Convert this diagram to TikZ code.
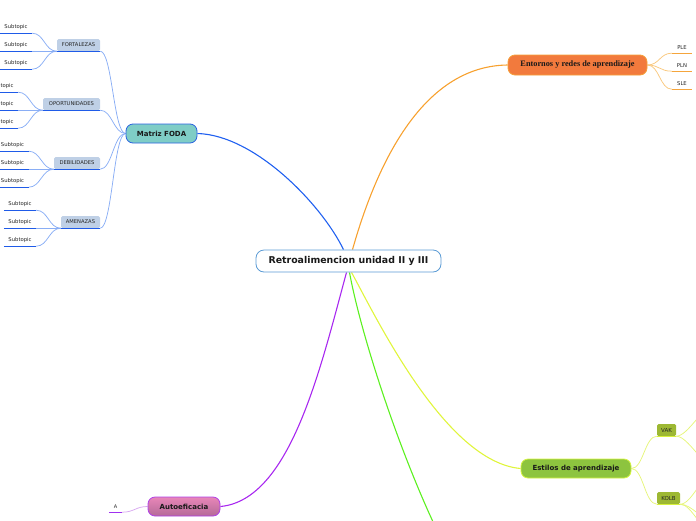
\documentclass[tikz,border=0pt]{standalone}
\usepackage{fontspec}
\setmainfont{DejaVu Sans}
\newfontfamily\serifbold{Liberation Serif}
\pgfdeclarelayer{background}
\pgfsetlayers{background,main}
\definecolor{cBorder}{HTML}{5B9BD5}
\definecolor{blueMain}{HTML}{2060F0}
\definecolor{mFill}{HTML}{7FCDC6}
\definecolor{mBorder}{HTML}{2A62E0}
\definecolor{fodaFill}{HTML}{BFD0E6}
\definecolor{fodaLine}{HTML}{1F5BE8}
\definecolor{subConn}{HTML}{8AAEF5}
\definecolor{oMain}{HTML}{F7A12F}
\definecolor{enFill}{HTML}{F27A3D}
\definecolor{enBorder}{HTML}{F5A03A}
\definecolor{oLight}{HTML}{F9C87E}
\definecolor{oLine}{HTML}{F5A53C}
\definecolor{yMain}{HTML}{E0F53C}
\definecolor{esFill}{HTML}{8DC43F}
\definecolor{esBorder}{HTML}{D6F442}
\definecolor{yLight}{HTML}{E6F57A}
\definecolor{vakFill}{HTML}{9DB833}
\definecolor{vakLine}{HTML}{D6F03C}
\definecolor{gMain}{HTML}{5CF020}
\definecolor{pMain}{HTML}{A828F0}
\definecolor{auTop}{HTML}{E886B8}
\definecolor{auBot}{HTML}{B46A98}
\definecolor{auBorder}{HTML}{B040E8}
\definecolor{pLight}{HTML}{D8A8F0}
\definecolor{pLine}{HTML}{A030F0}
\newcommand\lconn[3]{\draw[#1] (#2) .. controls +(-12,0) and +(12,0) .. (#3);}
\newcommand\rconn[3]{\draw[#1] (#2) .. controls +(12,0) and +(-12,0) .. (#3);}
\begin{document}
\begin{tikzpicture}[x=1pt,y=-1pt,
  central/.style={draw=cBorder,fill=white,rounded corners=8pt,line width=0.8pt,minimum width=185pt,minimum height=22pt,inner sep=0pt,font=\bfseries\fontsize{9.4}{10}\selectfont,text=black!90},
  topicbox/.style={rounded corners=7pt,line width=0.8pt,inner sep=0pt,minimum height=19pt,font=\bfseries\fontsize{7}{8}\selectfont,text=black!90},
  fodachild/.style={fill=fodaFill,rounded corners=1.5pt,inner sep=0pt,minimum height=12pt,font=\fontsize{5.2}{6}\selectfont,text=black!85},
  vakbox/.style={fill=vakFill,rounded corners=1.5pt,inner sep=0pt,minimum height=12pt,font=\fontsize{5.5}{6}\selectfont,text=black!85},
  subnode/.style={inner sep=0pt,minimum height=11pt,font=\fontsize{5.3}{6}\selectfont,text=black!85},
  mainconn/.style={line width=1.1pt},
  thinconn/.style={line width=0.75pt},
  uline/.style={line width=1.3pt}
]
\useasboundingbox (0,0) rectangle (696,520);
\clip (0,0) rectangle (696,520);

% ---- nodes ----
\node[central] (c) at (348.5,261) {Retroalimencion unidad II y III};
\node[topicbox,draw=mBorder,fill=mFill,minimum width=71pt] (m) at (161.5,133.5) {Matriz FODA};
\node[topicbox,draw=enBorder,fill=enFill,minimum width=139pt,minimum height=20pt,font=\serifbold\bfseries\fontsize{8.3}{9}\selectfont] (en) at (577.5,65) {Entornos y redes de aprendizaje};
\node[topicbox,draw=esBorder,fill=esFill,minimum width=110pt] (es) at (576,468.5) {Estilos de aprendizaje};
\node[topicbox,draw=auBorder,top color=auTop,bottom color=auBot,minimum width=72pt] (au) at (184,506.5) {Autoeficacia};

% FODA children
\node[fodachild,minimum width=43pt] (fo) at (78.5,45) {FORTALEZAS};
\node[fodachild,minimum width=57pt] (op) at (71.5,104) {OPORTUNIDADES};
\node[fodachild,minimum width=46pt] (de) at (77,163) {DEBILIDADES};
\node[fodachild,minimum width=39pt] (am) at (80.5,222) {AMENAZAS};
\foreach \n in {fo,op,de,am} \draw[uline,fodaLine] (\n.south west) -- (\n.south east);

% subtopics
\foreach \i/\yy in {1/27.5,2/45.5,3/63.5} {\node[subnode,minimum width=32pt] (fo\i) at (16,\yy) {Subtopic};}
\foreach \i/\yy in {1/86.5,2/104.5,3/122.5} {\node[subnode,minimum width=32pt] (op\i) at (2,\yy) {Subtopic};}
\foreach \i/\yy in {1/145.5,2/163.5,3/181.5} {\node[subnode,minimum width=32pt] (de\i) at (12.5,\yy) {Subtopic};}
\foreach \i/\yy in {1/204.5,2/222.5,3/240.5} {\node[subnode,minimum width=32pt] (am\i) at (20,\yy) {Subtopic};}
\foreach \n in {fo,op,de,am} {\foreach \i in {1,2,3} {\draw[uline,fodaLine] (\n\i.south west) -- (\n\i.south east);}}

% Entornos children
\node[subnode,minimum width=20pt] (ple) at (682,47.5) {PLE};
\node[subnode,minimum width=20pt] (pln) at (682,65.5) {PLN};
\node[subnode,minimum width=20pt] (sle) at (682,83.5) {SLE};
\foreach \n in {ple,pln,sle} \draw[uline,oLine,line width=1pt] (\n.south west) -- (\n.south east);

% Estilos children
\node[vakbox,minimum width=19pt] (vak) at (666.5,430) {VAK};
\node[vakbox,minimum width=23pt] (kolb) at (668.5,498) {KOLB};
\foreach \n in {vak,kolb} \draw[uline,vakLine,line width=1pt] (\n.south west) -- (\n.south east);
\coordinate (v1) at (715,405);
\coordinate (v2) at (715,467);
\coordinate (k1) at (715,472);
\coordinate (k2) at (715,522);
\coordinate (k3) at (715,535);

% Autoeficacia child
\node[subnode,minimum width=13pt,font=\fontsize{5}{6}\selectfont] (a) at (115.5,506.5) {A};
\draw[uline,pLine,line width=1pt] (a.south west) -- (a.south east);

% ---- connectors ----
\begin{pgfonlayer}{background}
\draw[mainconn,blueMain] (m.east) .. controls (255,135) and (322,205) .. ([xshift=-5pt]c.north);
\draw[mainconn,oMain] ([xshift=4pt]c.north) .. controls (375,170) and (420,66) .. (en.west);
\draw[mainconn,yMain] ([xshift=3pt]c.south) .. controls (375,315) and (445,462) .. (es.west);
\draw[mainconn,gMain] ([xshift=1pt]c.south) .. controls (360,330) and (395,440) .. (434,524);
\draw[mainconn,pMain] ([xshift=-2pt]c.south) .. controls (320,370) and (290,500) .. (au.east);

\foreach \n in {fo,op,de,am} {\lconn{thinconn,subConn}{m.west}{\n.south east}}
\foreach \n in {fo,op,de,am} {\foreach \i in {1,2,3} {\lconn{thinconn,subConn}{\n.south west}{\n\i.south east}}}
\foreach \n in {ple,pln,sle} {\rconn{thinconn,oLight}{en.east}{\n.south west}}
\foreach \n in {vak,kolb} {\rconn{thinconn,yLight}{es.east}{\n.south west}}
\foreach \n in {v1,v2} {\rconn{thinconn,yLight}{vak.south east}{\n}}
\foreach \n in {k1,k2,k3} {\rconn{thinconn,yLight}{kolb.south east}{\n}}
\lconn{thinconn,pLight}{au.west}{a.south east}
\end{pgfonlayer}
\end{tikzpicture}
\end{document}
---
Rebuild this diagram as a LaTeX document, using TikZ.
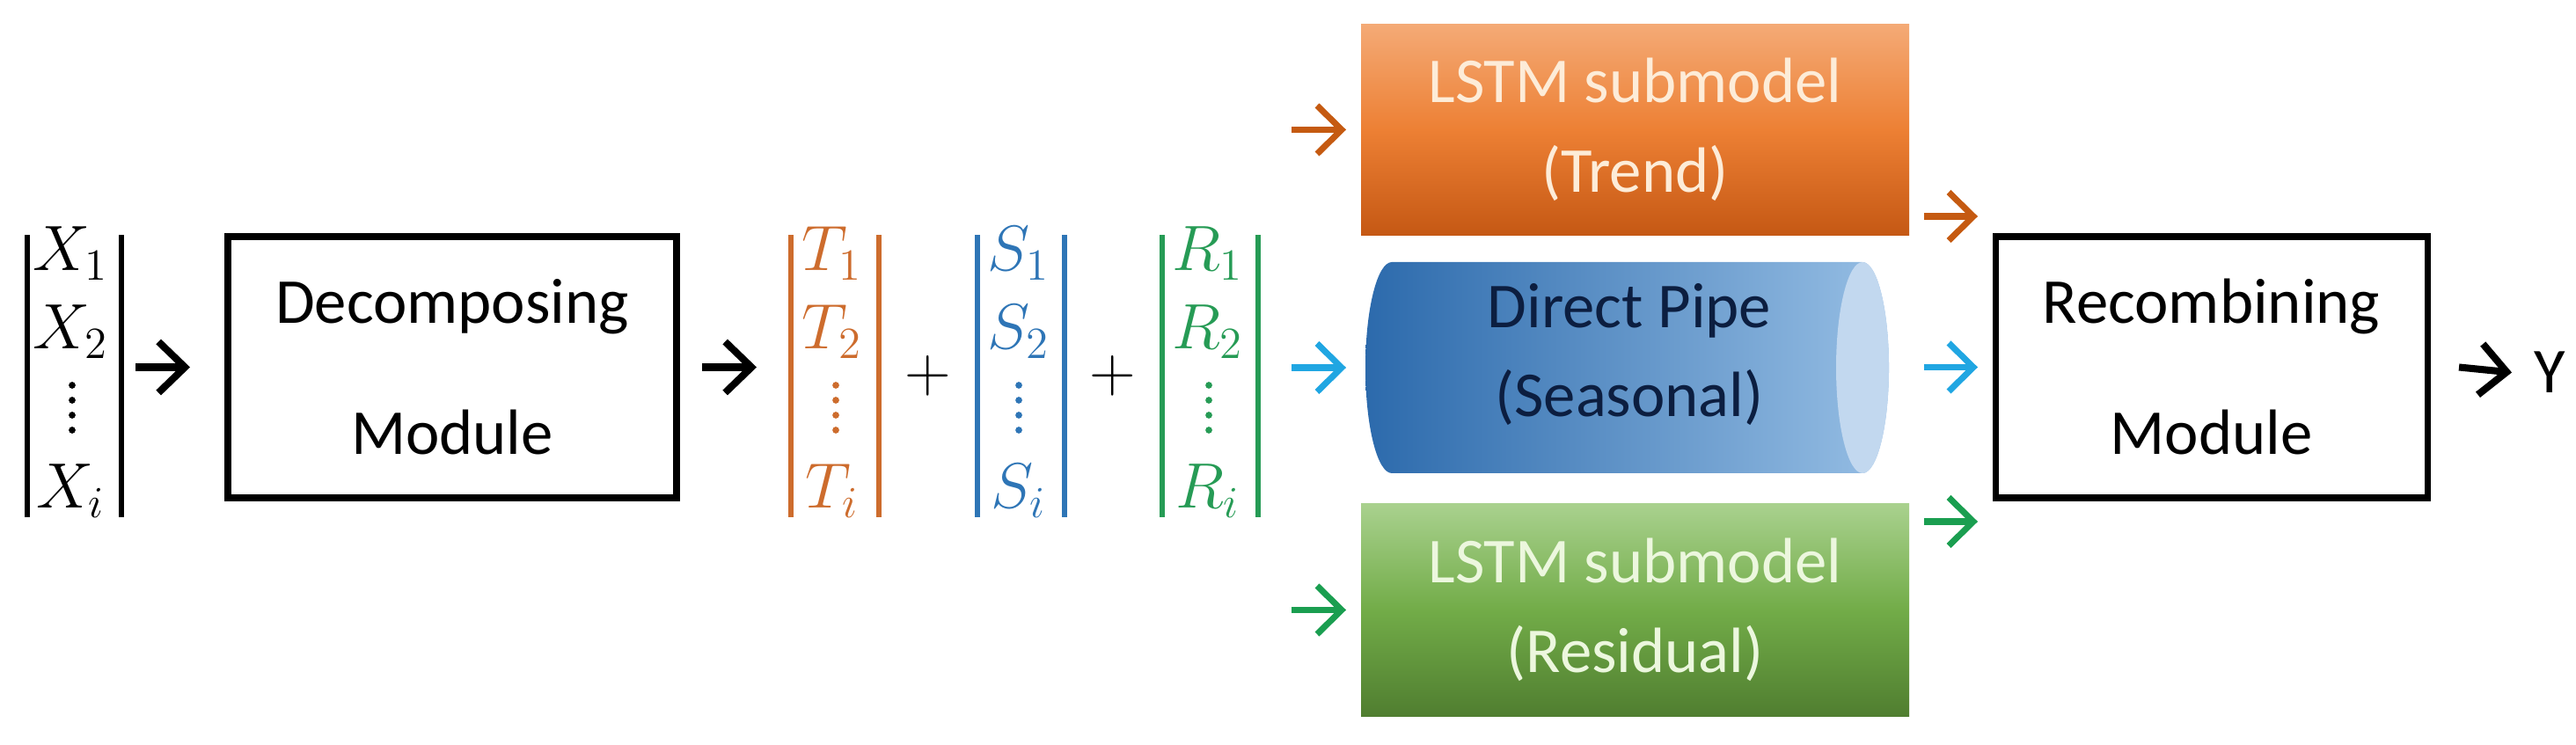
...
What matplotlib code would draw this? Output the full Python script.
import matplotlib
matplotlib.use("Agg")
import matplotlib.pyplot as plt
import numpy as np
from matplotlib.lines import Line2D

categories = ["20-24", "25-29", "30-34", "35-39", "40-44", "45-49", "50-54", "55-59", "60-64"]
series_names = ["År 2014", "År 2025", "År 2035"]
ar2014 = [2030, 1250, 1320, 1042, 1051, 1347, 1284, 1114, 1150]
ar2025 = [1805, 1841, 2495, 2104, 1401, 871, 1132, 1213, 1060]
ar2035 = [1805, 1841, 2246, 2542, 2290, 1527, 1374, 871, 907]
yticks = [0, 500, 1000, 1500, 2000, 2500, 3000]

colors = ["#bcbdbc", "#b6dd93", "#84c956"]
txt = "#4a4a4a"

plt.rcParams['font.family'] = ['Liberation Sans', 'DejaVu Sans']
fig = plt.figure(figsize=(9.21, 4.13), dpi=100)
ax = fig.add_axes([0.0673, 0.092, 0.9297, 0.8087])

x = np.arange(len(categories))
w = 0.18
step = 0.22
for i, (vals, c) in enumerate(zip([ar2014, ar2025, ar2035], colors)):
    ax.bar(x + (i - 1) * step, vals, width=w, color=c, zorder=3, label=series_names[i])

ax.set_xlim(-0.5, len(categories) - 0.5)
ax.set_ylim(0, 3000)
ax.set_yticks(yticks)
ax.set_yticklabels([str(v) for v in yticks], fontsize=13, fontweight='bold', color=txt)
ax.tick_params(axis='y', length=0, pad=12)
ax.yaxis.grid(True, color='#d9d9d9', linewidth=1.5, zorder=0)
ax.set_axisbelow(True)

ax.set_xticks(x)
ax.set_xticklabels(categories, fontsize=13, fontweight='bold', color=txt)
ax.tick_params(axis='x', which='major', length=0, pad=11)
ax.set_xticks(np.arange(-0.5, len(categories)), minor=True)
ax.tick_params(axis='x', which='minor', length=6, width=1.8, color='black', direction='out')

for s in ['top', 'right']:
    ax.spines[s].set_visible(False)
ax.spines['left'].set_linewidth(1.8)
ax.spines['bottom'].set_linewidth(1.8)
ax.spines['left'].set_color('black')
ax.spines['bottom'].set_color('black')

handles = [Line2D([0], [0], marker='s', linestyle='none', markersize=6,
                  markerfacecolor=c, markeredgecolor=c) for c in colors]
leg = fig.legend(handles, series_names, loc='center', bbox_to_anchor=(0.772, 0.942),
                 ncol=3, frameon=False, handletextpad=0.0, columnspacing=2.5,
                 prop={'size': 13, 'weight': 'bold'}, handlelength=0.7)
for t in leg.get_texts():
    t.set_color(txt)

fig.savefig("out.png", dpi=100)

**What is needed:** Only the lines from the one containing "What matplotlib code" through the one containing "from matplotlib.lines import Line2D" are to be extracted, exactly as they appear, with both ends included.

**Full output:**
What matplotlib code would draw this? Output the full Python script.
import matplotlib
matplotlib.use("Agg")
import matplotlib.pyplot as plt
import numpy as np
from matplotlib.lines import Line2D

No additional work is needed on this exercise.